When the company's expanded facility in North Carolina launches in May, it will include increased manufacturing capacity, in addition to a new innovation center. The U.S. facility's production capacity will be considerably higher (compared with that of the U.K. site) in terms of inlay manufacturing, and slightly higher for label conversion (the embedding of RFID inlays in labels).

Moreover, Calderbank says, SML intends to grow its service bureaus during the coming few years. Although he declines to indicate what the production capacity will be as a result of the new manufacturing expansions, the company will produce "many, many millions" of inlays and labels, he says.

Throughout the past year or so, SML has also received requests from its customers to provide EPC Gen 2 UHF labels that could be used for tagging jewelry, cosmetics and food. Tesco, for example, sells food, jewelry, cosmetics and garments at its stores. Regarding the coming year, Calderbank says, "I think we're going to see more and more adoption of RFID in increasingly interesting applications."

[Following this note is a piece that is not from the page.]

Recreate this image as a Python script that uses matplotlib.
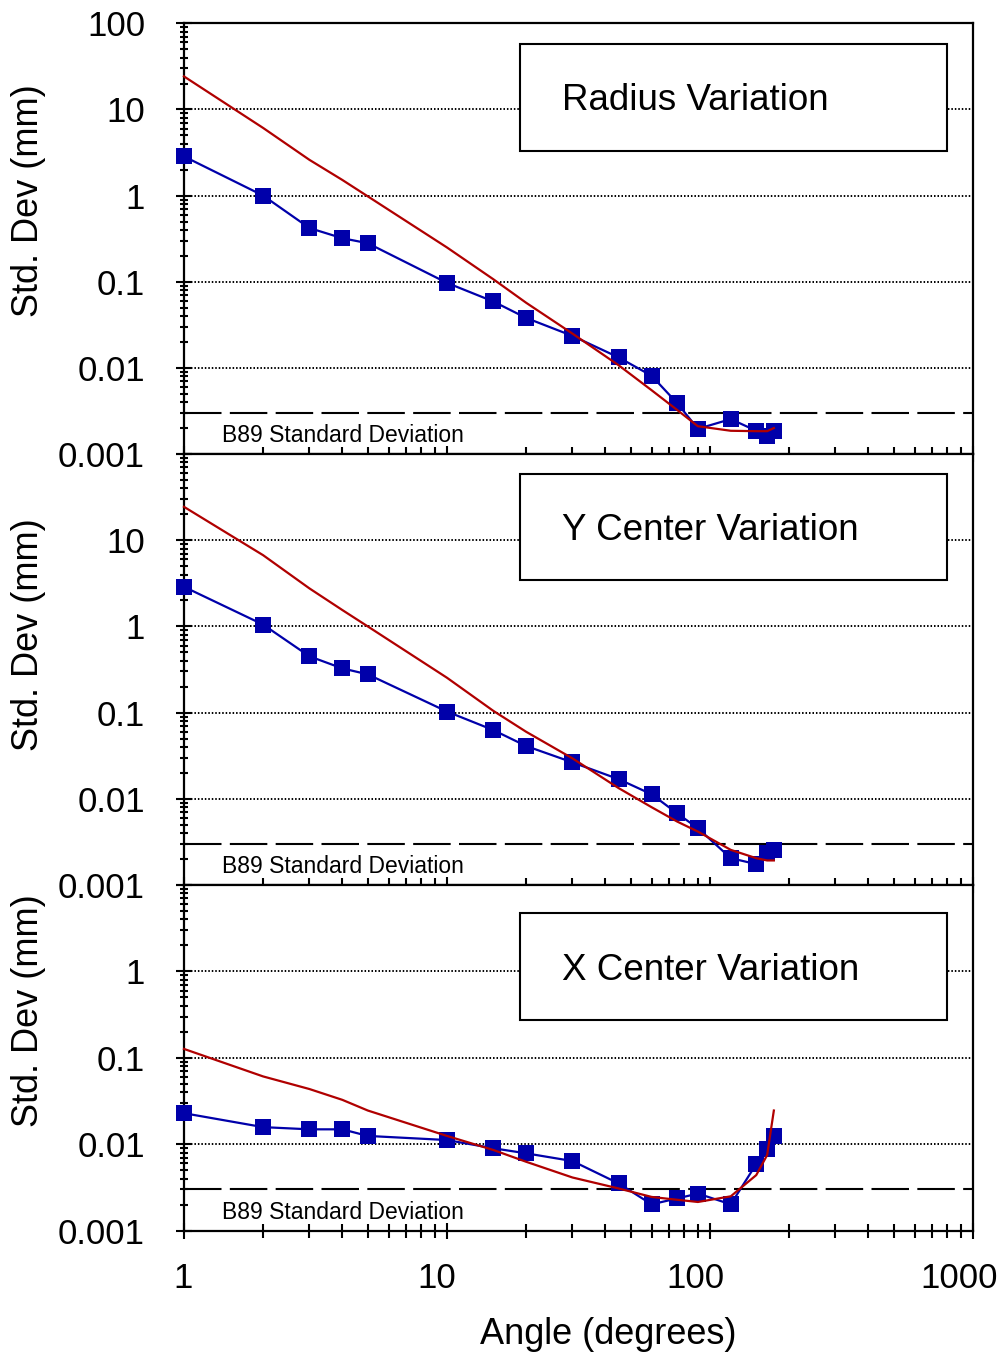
import numpy as np
import matplotlib.pyplot as plt
import matplotlib.transforms as mtransforms
from matplotlib.patches import Rectangle
from matplotlib.ticker import LogLocator, NullFormatter

plt.rcParams['font.family'] = ['Liberation Sans', 'DejaVu Sans']
plt.rcParams['lines.scale_dashes'] = False

# rotation angle (degrees)
angle = [1, 2, 3, 4, 5, 10, 15, 20, 30, 45, 60, 75, 90, 120, 150, 165, 175]

# measured std. dev (mm)
radius_meas = [2.85, 1.0, 0.42, 0.32, 0.28, 0.097, 0.059, 0.038, 0.0235, 0.0132,
               0.0081, 0.0039, 0.00196, 0.00254, 0.00186, 0.0016, 0.00186]
ycen_meas = [2.88, 1.05, 0.45, 0.326, 0.278, 0.103, 0.0628, 0.041, 0.0265, 0.0169,
             0.0113, 0.0068, 0.00456, 0.00205, 0.00175, 0.00234, 0.00256]
xcen_meas = [0.0229, 0.0158, 0.0149, 0.0149, 0.0125, 0.0112, 0.009, 0.00786, 0.0064,
             0.00352, 0.00202, 0.00236, 0.00269, 0.00202, 0.0059, 0.00875, 0.0125]

# predicted std. dev (mm)
radius_pred = [24.2, 6.1, 2.6, 1.52, 0.98, 0.25, 0.107, 0.057, 0.025, 0.0107,
               0.0055, 0.00325, 0.0021, 0.00186, 0.00184, 0.00184, 0.002]
ycen_pred = [24.4, 6.7, 2.76, 1.55, 1.0, 0.254, 0.105, 0.06, 0.0295, 0.0133,
             0.008, 0.00546, 0.00417, 0.00256, 0.00205, 0.00193, 0.00193]
xcen_pred = [0.127, 0.061, 0.0436, 0.0327, 0.0246, 0.0125, 0.0086, 0.00628, 0.00413,
             0.00308, 0.00246, 0.00228, 0.00215, 0.0025, 0.0044, 0.0075, 0.0246]

b89_sd = 0.003

x_ticks = [1, 10, 100, 1000]
x_labels = ['1', '10', '100', '1000']
x_label_shift = [-1, -10, -14, -14]   # px, labels sit a little left of their ticks

top_ticks = [0.001, 0.01, 0.1, 1, 10, 100]
top_labels = ['0.001', '0.01', '0.1', '1', '10', '100']
mid_ticks = [0.001, 0.01, 0.1, 1, 10, 100]
mid_labels = ['0.001', '0.01', '0.1', '1', '10', '']
bot_ticks = [0.001, 0.01, 0.1, 1, 10]
bot_labels = ['0.001', '0.01', '0.1', '1', '']

panels = [
    dict(title='Radius Variation', meas=radius_meas, pred=radius_pred, ytop=100,
         ticks=top_ticks, labels=top_labels,
         rect=[0.1825, 0.6652, 0.7827, 0.3176], box=(0.7035, 0.2485), ty=0.82,
         ylab=0.8518),
    dict(title='Y Center Variation', meas=ycen_meas, pred=ycen_pred, ytop=100,
         ticks=mid_ticks, labels=mid_labels,
         rect=[0.1825, 0.3473, 0.7827, 0.3179], box=(0.7077, 0.2459), ty=0.8226,
         ylab=0.5317),
    dict(title='X Center Variation', meas=xcen_meas, pred=xcen_pred, ytop=10,
         ticks=bot_ticks, labels=bot_labels,
         rect=[0.1825, 0.0924, 0.7827, 0.2549], box=(0.6095, 0.3095), ty=0.754,
         ylab=0.2544),
]

fig = plt.figure(figsize=(10.08, 13.56), dpi=100)

for i, p in enumerate(panels):
    ax = fig.add_axes(p['rect'])
    ax.set_xscale('log')
    ax.set_yscale('log')
    ax.set_xlim(1, 1000)
    ax.set_ylim(0.001, p['ytop'])

    ax.grid(axis='y', which='major', color='black', linestyle=(0, (1.1, 1.4)),
            linewidth=1.4, zorder=0)
    ax.set_axisbelow(True)

    ax.axhline(b89_sd, color='black', linewidth=1.5, dashes=(27, 6), zorder=1)
    ax.text(0.048, 0.00163, 'B89 Standard Deviation', transform=ax.get_yaxis_transform(),
            ha='left', va='center', fontsize=16.5)

    ax.plot(angle, p['meas'], color='#0000AA', linewidth=1.6, marker='s',
            markersize=11.5, markeredgewidth=0, zorder=3, clip_on=False)
    ax.plot(angle, p['pred'], color='#B00000', linewidth=1.6, zorder=4, clip_on=False)

    # title box
    y0, h = p['box']
    ax.add_patch(Rectangle((0.426, y0), 0.541, h, transform=ax.transAxes,
                           facecolor='white', edgecolor='black', linewidth=1.5, zorder=5))
    ax.text(0.479, p['ty'], p['title'], transform=ax.transAxes, ha='left', va='center',
            fontsize=26.5, zorder=6)

    ax.set_yticks(p['ticks'], labels=p['labels'])
    ax.yaxis.set_minor_locator(LogLocator(base=10, subs=np.arange(2, 10), numticks=20))
    ax.yaxis.set_minor_formatter(NullFormatter())
    ax.set_xticks(x_ticks, labels=x_labels)
    ax.xaxis.set_minor_locator(LogLocator(base=10, subs=np.arange(2, 10), numticks=20))
    ax.xaxis.set_minor_formatter(NullFormatter())

    ax.tick_params(axis='y', which='major', direction='inout', length=12, width=1.5,
                   labelsize=25, pad=22)
    ax.tick_params(axis='y', which='minor', direction='inout', length=6, width=1.5)
    ax.tick_params(axis='x', which='major', direction='inout', length=11.5, width=1.5,
                   labelsize=25, pad=17)
    ax.tick_params(axis='x', which='minor', direction='inout', length=9.5, width=1.5)
    if i < 2:
        ax.tick_params(axis='x', labelbottom=False)
    else:
        for lab, dx in zip(ax.get_xticklabels(), x_label_shift):
            lab.set_transform(lab.get_transform() +
                              mtransforms.ScaledTranslation(dx / 100, 0, fig.dpi_scale_trans))

    for s in ax.spines.values():
        s.set_linewidth(1.6)

    fig.text(0.0278, p['ylab'], 'Std. Dev (mm)', rotation=90, ha='center', va='center',
             fontsize=26)

fig.text(0.6032, 0.0155, 'Angle (degrees)', ha='center', va='center', fontsize=26)

fig.savefig('out.png', dpi=100)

Calderbank cites the development of new EPC Gen 2 UHF RFID tag chips expected to be released this year that will be more sensitive than their predecessors, and thus more practical for use in EAS systems. In addition, he says, new EPC Gen 2 UHF RFID reader antennas will make those chips even more effective. As a result of technological advances, SML expects a surge in the use of EPC Gen 2 UHF RFID tags for surveillance at store exits. "Right now," he states, "we're demonstrating that with RFID, we can trigger an alarm" just as well as non-RFID-based EAS solutions can. The transition to RFID for EAS would be a logical step for stores, he adds, since they already have RFID labels on the products. By using RFID, retailers could not only receive an alert if an unpaid-for item were to leave the store, but they would also know exactly which product had been taken, so that it could be replenished on the store shelf. "There's a tremendous business case for that," Calderbank states.